Trash

Trash

An earnest and well-meaning but derivative coming-of-age drama set in the sort of hick town where yelling drunkenly at passing cars constitutes a typical evening's entertainment, Trash stars Jeremy Sisto and Eric Michael Cole as best friends living, loving, and drifting apart in the Deep South. An aspiring writer whose monosyllabic vocabulary belies his oft-mentioned, award-winning literary gifts, high-school student Cole yearns to leave his hometown and go to college, much to the chagrin of Sisto, who both envies and denigrates his friend's talent and propensity for book-learning.
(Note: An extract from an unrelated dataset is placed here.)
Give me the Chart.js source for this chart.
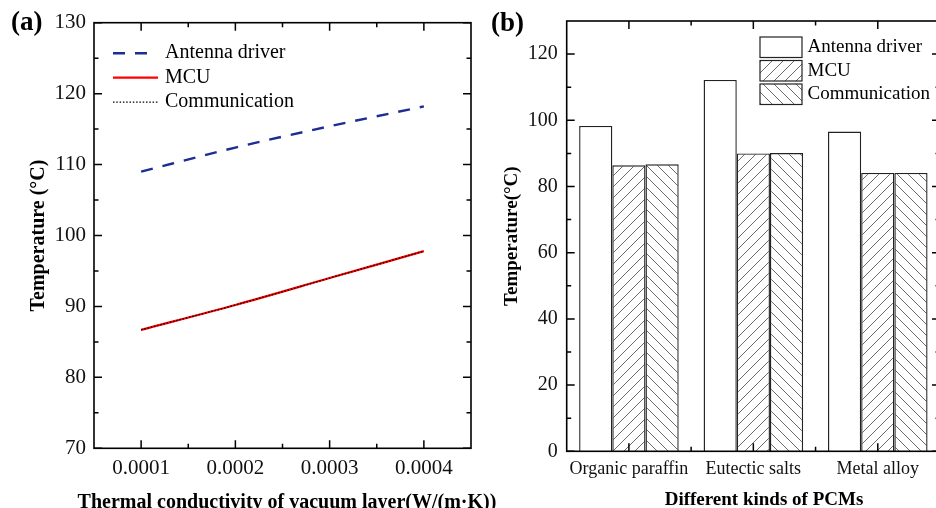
<!DOCTYPE html>
<html><head><meta charset="utf-8">
<script src="https://cdn.jsdelivr.net/npm/chart.js@4.4.0/dist/chart.umd.min.js"></script>
<style>
html,body{margin:0;padding:0;background:#fff;overflow:hidden;}
#wrap{position:relative;width:936px;height:508px;overflow:hidden;background:#fff;}
canvas{position:absolute;top:0;}
#ca{left:0;}
#cb{left:470px;}
</style></head><body>
<div id="wrap"><canvas id="ca" width="520" height="508"></canvas><canvas id="cb" width="480" height="508"></canvas></div>
<script>
// ---------- Panel (a) data ----------
const conductivity = [0.0001, 0.0002, 0.0003, 0.0004];
const antennaLine = [109.0, 112.4, 115.4, 118.2];
const mcuLine = [86.7, 90.2, 94.0, 97.8];
const commLine = [86.7, 90.2, 94.0, 97.8];
const xTicksA = [0.0001, 0.0002, 0.0003, 0.0004];
const xMinorA = [0.00015, 0.00025, 0.00035];
const yTicksA = [70, 80, 90, 100, 110, 120, 130];
const yMinorA = [75, 85, 95, 105, 115, 125];
const seriesNames = ['Antenna driver', 'MCU', 'Communication'];

// ---------- Panel (b) data ----------
const pcms = ['Organic paraffin', 'Eutectic salts', 'Metal alloy'];
const antennaBar = [98.3, 112.2, 96.6];
const mcuBar = [86.4, 90.0, 84.1];
const commBar = [86.7, 90.1, 84.1];
const yTicksB = [0, 20, 40, 60, 80, 100, 120];
const yMinorB = [10, 30, 50, 70, 90, 110];
const xMinorB = [0.5, 1.5];

const SERIF = "'Liberation Serif', 'Times New Roman', serif";

function hatch(dir) {
  const s = 11;
  const c = document.createElement('canvas');
  c.width = s; c.height = s;
  const g = c.getContext('2d');
  g.fillStyle = '#fff'; g.fillRect(0, 0, s, s);
  g.strokeStyle = '#5a5a5a'; g.lineWidth = 0.9;
  g.beginPath();
  for (let k = -1; k <= 1; k++) {
    if (dir === '/') { g.moveTo(k * s, s); g.lineTo(k * s + s, 0); }
    else { g.moveTo(k * s, 0); g.lineTo(k * s + s, s); }
  }
  g.stroke();
  return g.createPattern(c, 'repeat');
}
const patMCU = hatch('/');
const patComm = hatch('\\');

function frameAndTicks(chart, xs, ys) {
  const ctx = chart.ctx, a = chart.chartArea;
  const sx = chart.scales.x, sy = chart.scales.y;
  ctx.save();
  ctx.strokeStyle = '#000';
  ctx.lineWidth = 1.5;
  ctx.beginPath();
  const tick = (arr, len, isX) => {
    arr.forEach(v => {
      if (isX) {
        const p = sx.getPixelForValue(v);
        ctx.moveTo(p, a.bottom); ctx.lineTo(p, a.bottom - len);
        ctx.moveTo(p, a.top); ctx.lineTo(p, a.top + len);
      } else {
        const p = sy.getPixelForValue(v);
        ctx.moveTo(a.left, p); ctx.lineTo(a.left + len, p);
        ctx.moveTo(a.right, p); ctx.lineTo(a.right - len, p);
      }
    });
  };
  tick(xs.major, 8, true); tick(xs.minor, 4.5, true);
  tick(ys.major, 8, false); tick(ys.minor, 4.5, false);
  ctx.stroke();
  ctx.lineWidth = 1.6;
  ctx.strokeRect(a.left, a.top, a.right - a.left, a.bottom - a.top);
  ctx.restore();
}

function text(ctx, str, x, y, font, align, baseline, rot) {
  ctx.save();
  ctx.fillStyle = '#000';
  ctx.font = font;
  ctx.textAlign = align; ctx.textBaseline = baseline;
  ctx.translate(x, y);
  if (rot) ctx.rotate(rot);
  ctx.fillText(str, 0, 0);
  ctx.restore();
}

// ---------- Chart (a) ----------
new Chart(document.getElementById('ca'), {
  type: 'line',
  data: {
    datasets: [
      { label: seriesNames[0], data: conductivity.map((x, i) => ({x, y: antennaLine[i]})),
        borderColor: '#1c2d94', borderWidth: 2.4, borderDash: [12, 10], order: 2 },
      { label: seriesNames[1], data: conductivity.map((x, i) => ({x, y: mcuLine[i]})),
        borderColor: '#ff0000', borderWidth: 2.2, order: 1 },
      { label: seriesNames[2], data: conductivity.map((x, i) => ({x, y: commLine[i]})),
        borderColor: '#000', borderWidth: 1.3, borderDash: [1.5, 1.8], order: 0 }
    ]
  },
  options: {
    responsive: false, animation: false, events: [],
    layout: { padding: { top: 22.7, right: 49, bottom: 0, left: 0 } },
    elements: { point: { radius: 0 }, line: { cubicInterpolationMode: 'monotone', fill: false } },
    plugins: { legend: { display: false }, tooltip: { enabled: false } },
    scales: {
      x: {
        type: 'linear', min: 0.00005, max: 0.00045,
        afterBuildTicks: s => { s.ticks = xTicksA.map(v => ({value: v})); },
        afterFit: s => { s.height = 59.7; },
        grid: { display: false, drawTicks: false }, border: { display: false },
        ticks: { padding: 8, color: '#111', font: { family: SERIF, size: 21 },
          maxRotation: 0, autoSkip: false, callback: v => v.toFixed(4) }
      },
      y: {
        min: 70, max: 130,
        afterBuildTicks: s => { s.ticks = yTicksA.map(v => ({value: v})); },
        afterFit: s => { s.width = 94; },
        grid: { display: false, drawTicks: false }, border: { display: false },
        ticks: { padding: 8, color: '#111', font: { family: SERIF, size: 21 } }
      }
    }
  },
  plugins: [{
    id: 'decoA',
    afterDatasetsDraw(chart) {
      frameAndTicks(chart, {major: xTicksA, minor: xMinorA}, {major: yTicksA, minor: yMinorA});
      const ctx = chart.ctx, a = chart.chartArea;
      chart.data.datasets.forEach((d, i) => {
        const y = a.top + 30.5 + i * 24.5;
        ctx.save();
        ctx.strokeStyle = d.borderColor; ctx.lineWidth = d.borderWidth;
        ctx.setLineDash(d.borderDash || []);
        ctx.beginPath();
        ctx.moveTo(a.left + 19, y); ctx.lineTo(a.left + (i === 0 ? 55 : 64), y);
        ctx.stroke();
        ctx.restore();
        text(ctx, d.label, a.left + 71, y, `20px ${SERIF}`, 'left', 'middle');
      });
      text(ctx, '(a)', 11, 30, `bold 27px ${SERIF}`, 'left', 'alphabetic');
      text(ctx, 'Temperature (°C)', 44, (a.top + a.bottom) / 2, `bold 20px ${SERIF}`, 'center', 'alphabetic', -Math.PI / 2);
      text(ctx, 'Thermal conductivity of vacuum layer(W/(m·K))', 287, 508, `bold 20px ${SERIF}`, 'center', 'alphabetic');
    }
  }]
});

// ---------- Chart (b) ----------
new Chart(document.getElementById('cb'), {
  type: 'bar',
  data: {
    labels: pcms,
    datasets: [
      { label: seriesNames[0], data: antennaBar, backgroundColor: '#fff' },
      { label: seriesNames[1], data: mcuBar, backgroundColor: patMCU },
      { label: seriesNames[2], data: commBar, backgroundColor: patComm }
    ]
  },
  options: {
    responsive: false, animation: false, events: [],
    layout: { padding: { top: 20, right: 10, bottom: 0, left: 0 } },
    datasets: { bar: { categoryPercentage: 0.8, barPercentage: 1.0, borderColor: '#222', borderWidth: 1.4 } },
    plugins: { legend: { display: false }, tooltip: { enabled: false } },
    scales: {
      x: {
        offset: true,
        afterFit: s => { s.height = 56.7; },
        grid: { display: false, drawTicks: false }, border: { display: false },
        ticks: { padding: 7, color: '#111', font: { family: SERIF, size: 18 }, maxRotation: 0, autoSkip: false }
      },
      y: {
        min: 0, max: 130,
        afterBuildTicks: s => { s.ticks = yTicksB.map(v => ({value: v})); },
        afterFit: s => { s.width = 96.7; },
        grid: { display: false, drawTicks: false }, border: { display: false },
        ticks: { padding: 9, color: '#111', font: { family: SERIF, size: 20 } }
      }
    }
  },
  plugins: [{
    id: 'decoB',
    afterDatasetsDraw(chart) {
      frameAndTicks(chart, {major: [0, 1, 2], minor: xMinorB}, {major: yTicksB, minor: yMinorB});
      const ctx = chart.ctx, a = chart.chartArea;
      chart.data.datasets.forEach((d, i) => {
        const y = a.top + 16 + i * 23.5;
        ctx.save();
        ctx.fillStyle = d.backgroundColor;
        ctx.fillRect(290, y, 42, 20.5);
        ctx.strokeStyle = '#222'; ctx.lineWidth = 1.2;
        ctx.strokeRect(290, y, 42, 20.5);
        ctx.restore();
        text(ctx, d.label, 337.5, y + 10.5, `19px ${SERIF}`, 'left', 'middle');
      });
      text(ctx, '(b)', 21, 31, `bold 27px ${SERIF}`, 'left', 'alphabetic');
      text(ctx, 'Temperature(°C)', 47, (a.top + a.bottom) / 2, `bold 19px ${SERIF}`, 'center', 'alphabetic', -Math.PI / 2);
      text(ctx, 'Different kinds of PCMs', 294, 505, `bold 19px ${SERIF}`, 'center', 'alphabetic');
    }
  }]
});
</script>
</body></html>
As Sisto begins to violently self-destruct, Cole is forced to choose between his future and his best friend, leading to an all-important moment of truth that feels as predetermined as the lives of the film's mostly dead-end characters. Proceeding at a pace that falls somewhere between languid and listless, Trash relies, like far too many coming-of-age movies before it, on periodic, seemingly random outbursts of violence to provide a sense of structure it would otherwise lack. First-time writer-director Mark Anthony Galluzzo gives the film a vivid, sun-baked quality, while his script reveals an obvious affection for his characters that never quite translates into making them particularly interesting or multi-dimensional. As Cain to Cole's Abel (heavy-handed religious metaphors abound), Sisto strives for a sort of primal, Brando-esque intensity that he never comes close to attaining, in no small part due to the shakiness of his Southern accent. Galluzzo displays a real knack for creating a compelling, authentic sense of atmosphere, but he's undermined by his own fondness for coming-of-age-movie clichés. Subplots involving Sisto's hapless criminal endeavors and Cole's romance with pretty judge's daughter Jaime Pressly prove little more than irritating distractions, while Cole's sullen protagonist is a bit of a cipher. Galluzzo's assured visual sense bodes well for future work, but he'd be wise to leave the screenwriting to someone with a more vivid imagination.